I decided to go one effort better and insert datetime objects into the "Date/Time Occurred" field.
The code to remove the blank entries and insert valid records with datetime objects is here.
In [17]:
# clear the valid_accidents collection
from flpd_helper import load_valid_date_data
valid_accidents.remove()
load_valid_date_data(collections=((accidents, valid_accidents,), ), date_key=DATETIME_OCCURRED)

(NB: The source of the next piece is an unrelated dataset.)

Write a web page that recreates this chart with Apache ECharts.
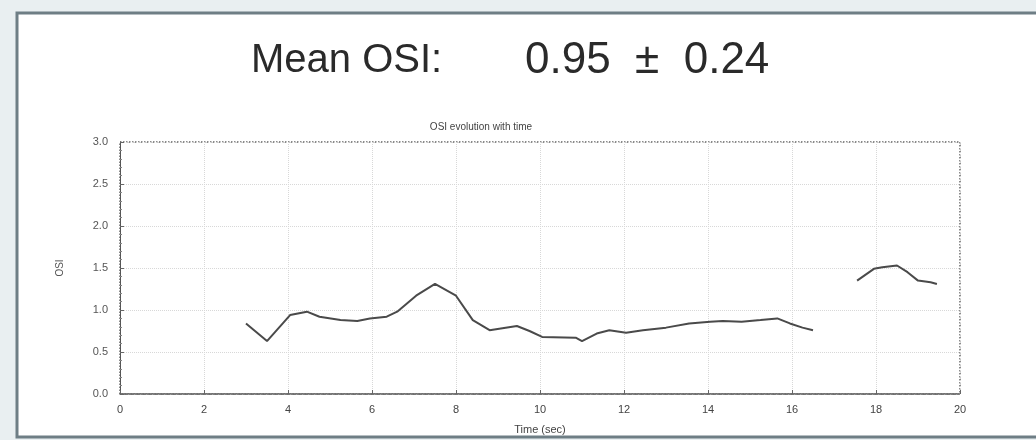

Here datetime.datetime.utcfromtimestamp(0) will be fed into the pipeline as a BSON Date representing "epoch". When you \$subtract one BSON Date from another the difference in milliseconds is returned. This allows you to "round" the date to the current day by again subtracting the \$mod result to get the remainder of milliseconds difference from a day.
The same is true of \$add where "adding" a BSON Date to a numeric value will result in a BSON Date.
Taken from datetime aggregation how-to.
In [18]:
# give a citation count based on date and time
pipeline = [
{ GROUP: {
_ID: {
ADD: [
{ SUBTRACT: [
{ SUBTRACT: [ _DATETIME_OCCURRED, datetime.utcfromtimestamp(0) ] },
{ MOD: [
{ SUBTRACT: [ _DATETIME_OCCURRED, datetime.utcfromtimestamp(0) ] },
1000 * 60 * 60 * 24
]}
]},
datetime.utcfromtimestamp(0)
]
},
COUNT: { SUM: 1 }
}},
{ SORT: { _ID: 1 } },
]
logger.info(pipeline)
limited_pipeline = pipeline[:] # copy pipeline
limited_pipeline.append({LIMIT: 15})
list(valid_accidents.aggregate(limited_pipeline))
Out[18]:
The accident count per day in a sample of 15 looks reasonable.
In [19]:
logger.info(min(date[_ID] for date in valid_accidents.aggregate(pipeline)))
logger.info(max(date[_ID] for date in valid_accidents.aggregate(pipeline)))
I want to use a React componet library called Griddle to display the data.